Alright, here it is; shim stacks. Shimmed valves are the most common form of high-performance valve in suspension dampers, and the raison d'être for many forums and indeed entire websites to exist. Some say they control the flow of oil, others say they are responsible for controlling the flow of karma throughout the cosmos. Being light, simple, compact, highly tunable and relatively cheap to manufacture, shimmed valves very often turn out to be the right tool for this particular job.
So what we've put together here is a very brief overview of the simplest form of a shimmed valve. Within this video are many technical omissions for the sake of simplicity so that we can focus on the very basics of a single-stage (non-crossover), unpreloaded, zero-float shim stack, and garner some insight into the way that the actual shims function.
We feel that the simplest way to understand a shim stack is as an unpreloaded spring holding a valve closed, and it is predominantly the stiffness of that spring that determines how much pressure it takes to open the valve a certain distance—this dictates the relationship between pressure drop (damping force) over the valve and volumetric flow rate (determined by shaft speed) through the valve.

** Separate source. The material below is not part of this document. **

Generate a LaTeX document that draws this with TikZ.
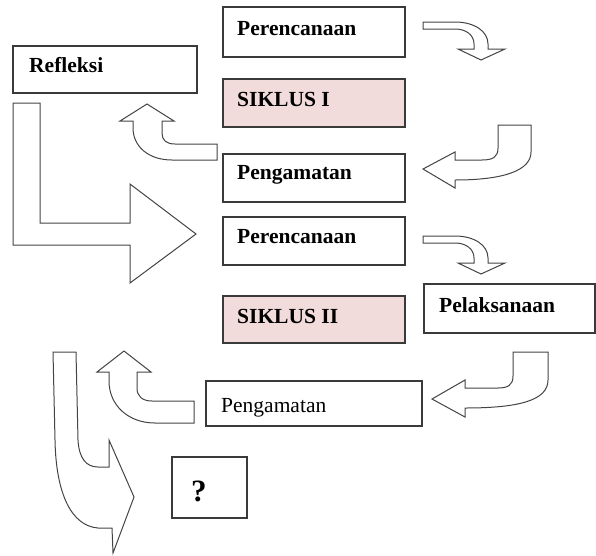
\documentclass[tikz,border=0pt]{standalone}
\usepackage{fontspec}
\setmainfont{Liberation Serif}
\definecolor{boxline}{HTML}{3A3A3A}
\definecolor{arrline}{HTML}{444444}
\definecolor{pinkfill}{HTML}{F2DCDB}
\tikzset{
  box/.style={draw=boxline, line width=1.3pt, fill=white, inner sep=0pt, outer sep=0pt},
  pinkbox/.style={box, fill=pinkfill},
  lbl/.style={anchor=base west, inner sep=0pt, font=\fontsize{21.5}{24}\selectfont\bfseries},
  lblr/.style={anchor=base west, inner sep=0pt, font=\fontsize{21.5}{24}\selectfont},
  qlbl/.style={anchor=base west, inner sep=0pt, font=\fontsize{31}{33}\selectfont\bfseries},
  blockarrow/.style={draw=arrline, line width=1pt, fill=white, line join=miter},
}
\begin{document}
\begin{tikzpicture}[x=1pt, y=-1pt]
\useasboundingbox (0,0) rectangle (596,555);
% boxes
\node[box, minimum width=182pt, minimum height=50pt] (p1) at (314,32) {};
\node[pinkbox, minimum width=182pt, minimum height=48pt] (s1) at (314,103) {};
\node[box, minimum width=182pt, minimum height=48pt] (g1) at (314,178) {};
\node[box, minimum width=182pt, minimum height=48pt] (p2) at (314,241) {};
\node[box, minimum width=184pt, minimum height=47pt] (rf) at (105,69.5) {};
\node[pinkbox, minimum width=182pt, minimum height=47pt] (s2) at (314,319.5) {};
\node[box, minimum width=171pt, minimum height=49pt] (pl) at (509.5,308.5) {};
\node[box, minimum width=216pt, minimum height=45pt] (g2) at (314,403.5) {};
\node[box, minimum width=75pt, minimum height=61pt] (q) at (209.5,487.5) {};
% texts
\node[lbl] (p1t) at (237,35) {Perencanaan};
\node[lbl] (s1t) at (237,106) {SIKLUS I};
\node[lbl] (g1t) at (237,179) {Pengamatan};
\node[lbl] (p2t) at (237,243) {Perencanaan};
\node[lbl] (rft) at (29,72) {Refleksi};
\node[lbl] (s2t) at (237,323) {SIKLUS II};
\node[lbl] (plt) at (439,312) {Pelaksanaan};
\node[lblr] (g2t) at (221,412) {Pengamatan};
\node[qlbl] (qt) at (191,501) {?};
% arrow A and C (curved down)
\foreach \dy in {0,214} {
\begin{scope}[shift={(0,\dy)}]
\draw[blockarrow] (423,22) -- (455,22) .. controls (474,22) and (488,31) .. (488,44) -- (488,49) -- (505,49) -- (481,60) -- (458,49) -- (474,49) -- (474,44) .. controls (474,35) and (466,29) .. (455,29) -- (423,29) -- cycle;
\end{scope}
}
% arrow B (to Pengamatan 1)
\draw[blockarrow] (498,125) -- (531,125) -- (531,152) .. controls (531,170) and (505,180) .. (455,180) -- (455,188) -- (423,169) -- (455,152) -- (455,160) -- (482,160) .. controls (493,160) and (498,157) .. (498,148) -- cycle;
% arrow D (to Pengamatan 2)
\draw[blockarrow] (513,352) -- (548,352) -- (548,380) .. controls (548,400) and (520,408) .. (465,408) -- (465,417) -- (432,399) -- (465,380) -- (465,388) -- (498,388) .. controls (508,388) and (513,385) .. (513,376) -- cycle;
% arrow E (up to Refleksi)
\draw[blockarrow] (217,144) -- (217,160) -- (172,160) .. controls (148,160) and (133,146) .. (133,128) -- (133,121) -- (120,121) -- (147,104) -- (174,121) -- (162,121) -- (162,133) .. controls (162,140) and (166,144) .. (175,144) -- cycle;
% arrow F (up, second cycle)
\draw[blockarrow] (194,401) -- (194,423) -- (155,423) .. controls (128,423) and (109,405) .. (109,381) -- (109,372) -- (97,372) -- (124,351) -- (151,372) -- (137,372) -- (137,388) .. controls (137,396) and (142,401) .. (152,401) -- cycle;
% arrow G (down-right)
\draw[blockarrow] (53,352) -- (76,352) -- (78,440) .. controls (79,458) and (86,467) .. (98,467) -- (109,467) -- (109,440) -- (134,497) -- (113,553) -- (112,528) -- (98,528) .. controls (72,526) and (56,495) .. (55,440) -- cycle;
% arrow H (big L arrow)
\draw[blockarrow] (13,103) -- (40,103) -- (40,223) -- (130,223) -- (130,184) -- (196,234) -- (130,283) -- (130,245) -- (13,245) -- cycle;
\end{tikzpicture}
\end{document}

A shim stack of this configuration will deliver quite a linear force vs velocity characteristic over the majority of its operating range, up until the point at which it cannot open any further to increase the available flow area. Other variations on this type of valve can deliver substantially digressive or progressive curves, but we aren't covering those here.
This video certainly isn't comprehensive, it provides exactly nothing in the way of precise methods of calculation, and it makes many generalizations, simplifications, and omissions for the sake of explaining the stack's function and demands within a short video. However, hopefully, you'll find it interesting and informative one way or another.